Looking for Pasolini (searching for Ana Mendieta)

By Peter Brandt

On November 2, 1975, Pier Paolo Pasolini1 was murdered on the beach in Ostia just outside Rome. His body was run over by his own car several times and 17-year-old male prostitute Giuseppe Pelosi was arrested and convicted of killing Pasolini. Thirty years later, on May 7, 2005, he withdrew his confession, claiming that he had confessed due to threats to his family.

Was the assassination of Pasolini a political execution?
Rumours have been circulating since Pasolini's death and the case was reopened in 2005, but due to lack of evidence, the crime has never been resolved. Pasolini was assassinated 3 weeks before the premiere of his last film "Saló, or the 120 Days of Sodoma", a film based on Marquis de Sade's book of the same name and a highly controversial film dealing with political corruption, abuse of power and sexual torture.

On September 8, 1985, feminist body artist Ana Mendieta2 dropped 34 floors to her death from the window of her Greenwich Village apartment. The only person in the apartment was her husband, the prominent minimalist sculptor Carl Andre, who was arrested and charged with murder. Three years later, in 1988, Andre was acquitted of all charges related to her death for lack of evidence.

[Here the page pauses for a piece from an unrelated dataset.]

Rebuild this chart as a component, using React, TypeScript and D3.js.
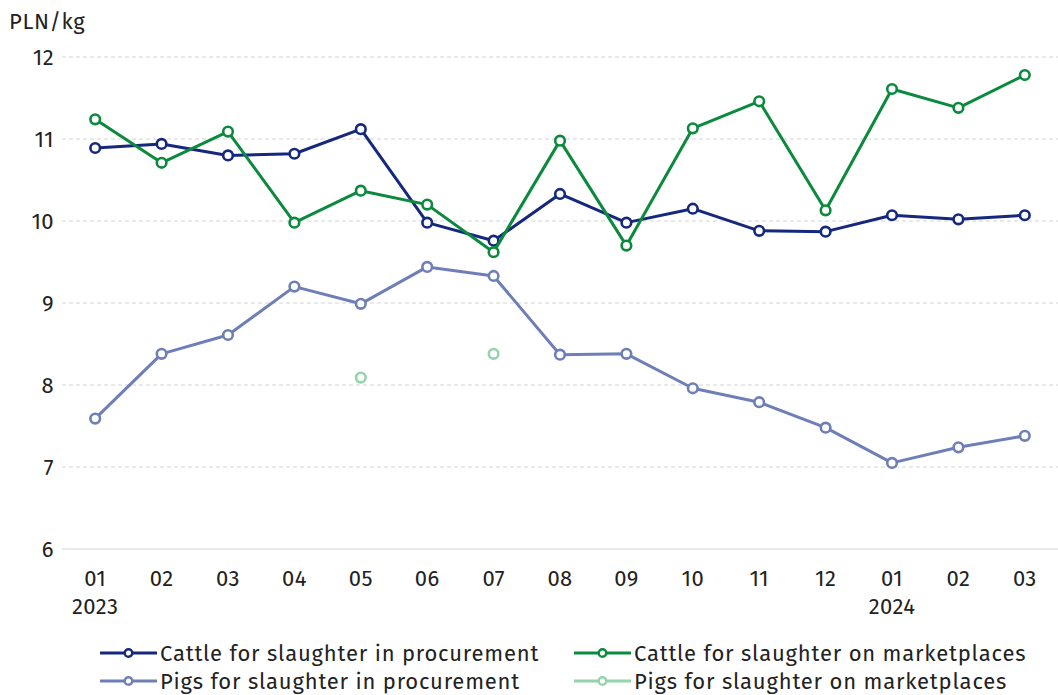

In the following decade, Ana Mendieta's death divided New York's art scene into two poles: supporters of Andre (high-profile white male artists, collectors and art critics) against supporters of Mendieta (feminist artists and cultural writers), a conflict that still exists and manifested itself through a series of demonstrations in connection with Carl Andre's retrospective museum exhibitions at Dia: Beacon in 2014, Tate Modern in 2016 and Moca Geffen in 2017 under the slogan "Where is Ana Mendieta?".

The two main characters never met, but in my view, they cross each other through the traces of violence represented in their respective work. Both Pasolini and Mendieta have been subjected to a demonization via their biography - that the (structural) violence they tried to uncover, analyse and represent was reduced to having an "inner" violence that manifested itself in a violent early death.

In January 2020 I have a residency at Circolo Scandinavo in Rome, where I will do research on the beach in Ostia, as well as review archive material at the American Academy where Ana Mendieta had a one year residency in 1983-84, in addition I will go to Pier Paolo Pasolini - Research Center and Archive in Bologna to go through the archive there. In the spring of 2020, I will be heading for New York to investigate the building (300 Mercer Street) as well as talking to relevant participants in the art scene from the 1980s.

Pier Paolo Pasolini (1922-1975) was a highly controversial poet, film director, writer and intellectual. Pasolini distinguished himself as a poet, journalist, philosopher, novelist, playwright, filmmaker, actor, painter and political figure.
Ana Mendieta (1948-1985), was a Cuban American body artist, sculptor, painter and video artist who subverted land-body art in the 1970s due to her ”earth-body” works with dealt with feminism, violence and a spiritual and physical connection to the earth.